After record losses in 1993, IRI finally called in a new management team headed by Renato Riverso, a senior executive with IBM, and Mr Schisano, who was working with Texas Instruments. At much the same time that media tycoon Silvio Berlusconi was promising Italy a free-market revolution, the two men vowed they would inject a US management style into the Alitalia bureaucracy. Together they formulated a three-year plan to cut operating costs by 12 per cent and personnel costs by 20 per cent.
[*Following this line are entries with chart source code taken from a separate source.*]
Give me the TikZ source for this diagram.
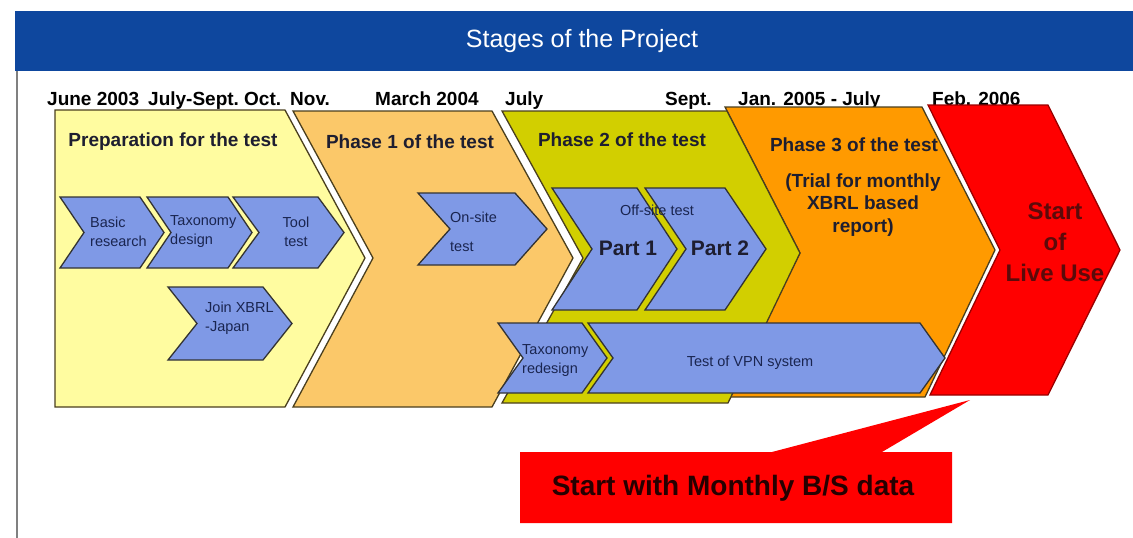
\documentclass[tikz,border=0pt]{standalone}
\usepackage{fontspec}
\setmainfont{Liberation Sans}
\usepackage{tikz}
\usetikzlibrary{positioning,calc}
\definecolor{hdrblue}{HTML}{0E479E}
\definecolor{prepyellow}{HTML}{FFFCA0}
\definecolor{phaseone}{HTML}{FBC869}
\definecolor{phasetwo}{HTML}{D2CF00}
\definecolor{phasethree}{HTML}{FF9A00}
\definecolor{livered}{HTML}{FF0000}
\definecolor{chevblue}{HTML}{7F99E6}
\definecolor{paneline}{HTML}{4A3F1E}
\definecolor{txtdark}{HTML}{1E1E30}
\definecolor{chevtxt}{HTML}{1A2550}
\definecolor{maroon}{HTML}{5C0A0A}
\tikzstyle{pane}=[draw=paneline,line width=1.3pt,line join=miter]
\tikzstyle{chev}=[fill=chevblue,draw=black!80,line width=1.3pt]
% x1, x2, top, bottom, depth of the point
\newcommand{\bluechev}[5]{%
  \filldraw[chev] (#1,#3) -- (#2,#3) -- ({#2+#5},{(#3+#4)/2}) -- (#2,#4)
    -- (#1,#4) -- ({#1+#5},{(#3+#4)/2}) -- cycle;}

\begin{document}
\begin{tikzpicture}[x=1pt,y=-1pt]
    \useasboundingbox (0,0) rectangle (1133,538);
    \tikzstyle{datelbl}=[anchor=base west,inner sep=0pt,text=black,
      font={\fontsize{19}{22}\selectfont\bfseries}]
    \tikzstyle{head}=[inner sep=0pt,text=txtdark,align=center,
      font={\fontsize{19}{22.5}\selectfont\bfseries}]
    \tikzstyle{ctxt}=[inner sep=0pt,text=chevtxt,
      font={\fontsize{14.5}{19}\selectfont}]
    \tikzstyle{part}=[inner sep=0pt,text=txtdark,
      font={\fontsize{21}{24}\selectfont\bfseries}]
    % header
    \fill[hdrblue] (15,11) rectangle (1133,71);
    \node[text=white,font={\fontsize{25}{28}\selectfont}] (title) at (582,41)
      {Stages of the Project};
    \draw[gray,line width=2pt] (16.5,71) -- (16.5,538);
    % dates
    \node[datelbl] (d1) at (47,105) {June 2003};
    \node[datelbl] (d2) at (148,105) {July-Sept.};
    \node[datelbl] (d3) at (244,105) {Oct.};
    \node[datelbl] (d4) at (290,105) {Nov.};
    \node[datelbl] (d5) at (375,105) {March 2004};
    \node[datelbl] (d6) at (505,105) {July};
    \node[datelbl] (d7) at (665,105) {Sept.};
    \node[datelbl] (d8) at (738,105) {Jan. 2005 - July};
    \node[datelbl] (d9) at (932,105) {Feb. 2006};
    % stages
    \filldraw[pane,fill=prepyellow] (55,110) -- (285,110) -- (365,258)
      -- (285,407) -- (55,407) -- cycle;
    \filldraw[pane,fill=phaseone] (293,111) -- (492,111) -- (573,258)
      -- (492,407) -- (293,407) -- (373,258) -- cycle;
    \filldraw[pane,fill=phasethree] (725,107) -- (922,107) -- (995,250)
      -- (925,397) -- (728,397) -- (800,253) -- cycle;
    \filldraw[pane,fill=phasetwo] (502,111) -- (727,111) -- (800,253)
      -- (728,403) -- (502,403) -- (583,258) -- cycle;
    \filldraw[pane,draw=red!60!black,fill=livered] (928,105) -- (1048,105)
      -- (1120,250) -- (1048,395) -- (930,395) -- (1000,250) -- cycle;
    \node[head] (prep) at (173,142) {Preparation for the test};
    \node[head] (ph1) at (410,142) {Phase 1 of the test};
    \node[head] (ph2) at (622,140) {Phase 2 of the test};
    \node[head] (ph3) at (854,145) {Phase 3 of the test};
    \node[head] (trial) at (863,205) {(Trial for monthly\\XBRL based\\report)};
    \node[inner sep=0pt,align=center,text=maroon,
      font={\fontsize{24}{31}\selectfont\bfseries}] (live) at (1055,242)
      {Start\\of\\Live Use};
    % tasks
    \bluechev{60}{140}{197}{268}{24}
    \bluechev{147}{228}{197}{268}{24}
    \bluechev{233}{318}{197}{268}{26}
    \bluechev{168}{263}{287}{360}{29}
    \bluechev{418}{515}{193}{265}{32}
    \bluechev{552}{637}{188}{310}{40}
    \bluechev{645}{725}{188}{310}{41}
    \bluechev{588}{920}{323}{393}{25}
    \bluechev{498}{582}{323}{393}{25}
    \node[ctxt,anchor=west,align=left] (basic) at (90,232) {Basic\\research};
    \node[ctxt,anchor=west,align=left] (taxo) at (170,232) {Taxonomy\\design};
    \node[ctxt,align=center] (tool) at (296,232) {Tool\\test};
    \node[ctxt,anchor=west,align=left] (join) at (205,318) {Join XBRL\\-Japan};
    \node[ctxt,anchor=west,align=left,
      font={\fontsize{14.5}{29}\selectfont}] (onsite) at (450,232) {On-site\\test};
    \node[ctxt] (offsite) at (657,210) {Off-site test};
    \node[part] (part1) at (628,248) {Part 1};
    \node[part] (part2) at (720,248) {Part 2};
    \node[ctxt,anchor=west,align=left] (redesign) at (522,361) {Taxonomy\\redesign};
    \node[ctxt] (vpn) at (750,363) {Test of VPN system};
    % callout
    \fill[livered] (520,452) -- (772,452) -- (970,400) -- (882,452)
      -- (952,452) -- (952,523) -- (520,523) -- cycle;
    \node[inner sep=0pt,text=black!85!red,
      font={\fontsize{28}{32}\selectfont\bfseries}] (monthly) at (733,488)
      {Start with Monthly B/S data};
\end{tikzpicture}
\end{document}
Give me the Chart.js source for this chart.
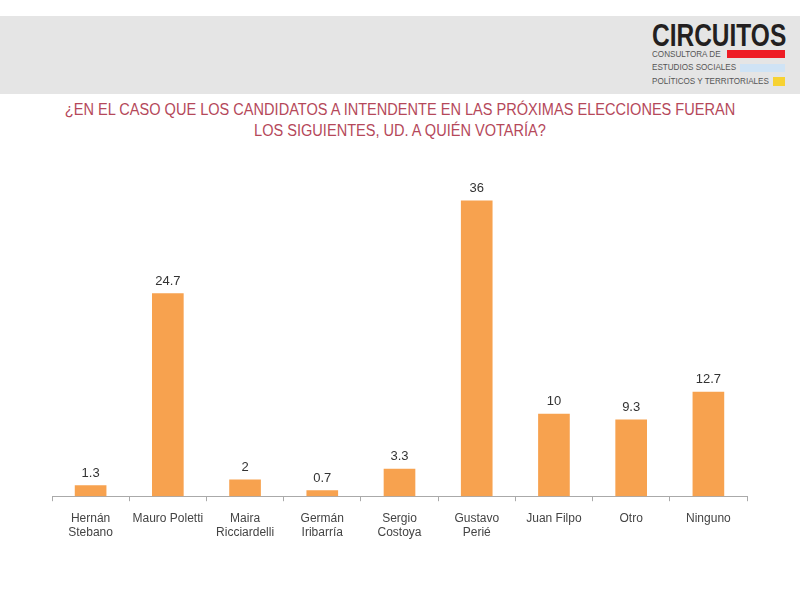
<!DOCTYPE html>
<html>
<head>
<meta charset="utf-8">
<script src="https://cdn.jsdelivr.net/npm/chart.js@4"></script>
<style>
  body { margin: 0; width: 800px; height: 600px; background: #fff; position: relative; overflow: hidden; font-family: "Liberation Sans", Arial, sans-serif; }
  #banner { position: absolute; left: 0; top: 16px; width: 800px; height: 78px; background: #e5e5e5; }
  .abs { position: absolute; white-space: nowrap; transform-origin: left top; }
  #logoName { left: 652px; top: 19px; font-weight: bold; font-size: 31px; line-height: 34px; color: #231f20; transform: scaleX(0.79); }
  .small { left: 652px; font-size: 9px; line-height: 10px; color: #555; transform: scaleX(0.9); }
  .bar { position: absolute; }
  #title { left: 400px; top: 99px; text-align: center; font-size: 16px; line-height: 21px; color: #b5485a; transform: translateX(-50%) scaleX(0.91); transform-origin: center top; }
  #wrap { position: absolute; left: 0; top: 0; width: 800px; height: 600px; }
</style>
</head>
<body>
<div id="banner"></div>
<div id="logoName" class="abs">CIRCUITOS</div>
<div class="abs small" style="top:49px;">CONSULTORA DE</div>
<div class="abs small" style="top:62px;">ESTUDIOS SOCIALES</div>
<div class="abs small" style="top:76px;">POLÍTICOS Y TERRITORIALES</div>
<div class="bar" style="left:727px;top:50px;width:58px;height:8px;background:#ee1c25;"></div>
<div class="bar" style="left:740px;top:64px;width:45px;height:8px;background:#cfe3f5;"></div>
<div class="bar" style="left:773px;top:77px;width:12px;height:9px;background:#f7d232;"></div>
<div id="title" class="abs">¿EN EL CASO QUE LOS CANDIDATOS A INTENDENTE EN LAS PRÓXIMAS ELECCIONES FUERAN<br>LOS SIGUIENTES, UD. A QUIÉN VOTARÍA?</div>
<div id="wrap"><canvas id="chart" width="800" height="600"></canvas></div>
<script>
const candidates = [
  ["Hernán", "Stebano"],
  "Mauro Poletti",
  ["Maira", "Ricciardelli"],
  ["Germán", "Iribarría"],
  ["Sergio", "Costoya"],
  ["Gustavo", "Perié"],
  "Juan Filpo",
  "Otro",
  "Ninguno"
];
const votes = [1.3, 24.7, 2, 0.7, 3.3, 36, 10, 9.3, 12.7];

const valueLabels = {
  id: "valueLabels",
  afterDatasetsDraw(chart) {
    const ctx = chart.ctx;
    const meta = chart.getDatasetMeta(0);
    ctx.save();
    ctx.font = "13px 'Liberation Sans', Arial, sans-serif";
    ctx.fillStyle = "#333";
    ctx.textAlign = "center";
    ctx.textBaseline = "bottom";
    meta.data.forEach((bar, i) => {
      ctx.fillText(String(votes[i]), bar.x, bar.y - 6);
    });
    ctx.restore();
  }
};

new Chart(document.getElementById("chart").getContext("2d"), {
  type: "bar",
  data: {
    labels: candidates,
    datasets: [{
      data: votes,
      backgroundColor: "#f7a24f",
      borderWidth: 0,
      barThickness: 31
    }]
  },
  options: {
    responsive: false,
    animation: false,
    layout: { padding: { left: 52, right: 53, top: 168, bottom: 50 } },
    plugins: { legend: { display: false }, tooltip: { enabled: false } },
    scales: {
      y: { display: false, min: 0, max: 40 },
      x: {
        grid: { drawOnChartArea: false, drawTicks: true, tickLength: 5, color: "#aaa", offset: true },
        border: { color: "#aaa" },
        ticks: { color: "#444", font: { family: "'Liberation Sans', Arial, sans-serif", size: 12 }, maxRotation: 0, autoSkip: false, padding: 10 }
      }
    }
  },
  plugins: [valueLabels]
});
</script>
</body>
</html>
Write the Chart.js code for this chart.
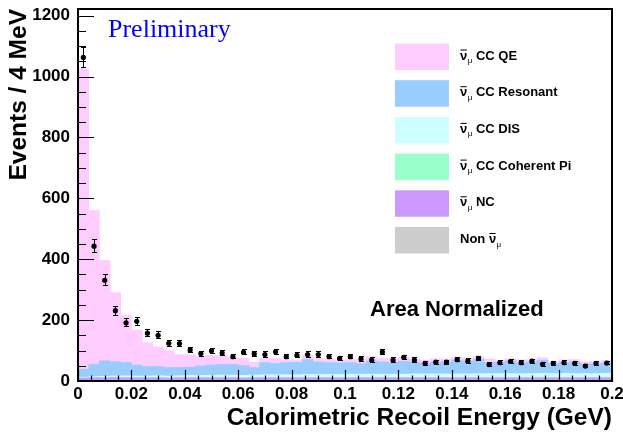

But in the end they had scarcely more luck than Mr Berlusconi, who was hounded out of office after seven months. Mr Schisano, in particular, did not count on the entrenched power of the unions, who quickly identified him as public enemy number one - "the Texan", as they disparagingly called him. Last June, 340 pilots all called in sick with colds at the same time; in response, Mr Schisano had them ordered back to work on pain of criminal charges and sent the tax police to investigate their private financial affairs. Moreover, he began the highly unpopular policy of sub-contracting piloting and cabin crew jobs to an Australian company whose staff were 35 per cent cheaper.

But Mr Schisano was not simply tough, he was devious too. While castigating the pilots in public, he secretly negotiated a 28 billion lire pay rise for them. When news of the deal broke last autumn, Mr Riverso and the management of IRI were so furious that he was summarily fired.

Mr Riverso resumed talks with the pilots using a more conciliatory line, but he got no further than his unhappy erstwhile colleague. Earlier this month he resigned, accusing the unions of intransigence and blaming an "inert, mute and passive" IRI for lack of nerve.

Alitalia is now in the hands of a new general manager, Domenico Cempella, the former head of the Rome airport authority. But the restructuring strategy is in tatters and the long contractual negotiations are back at square one.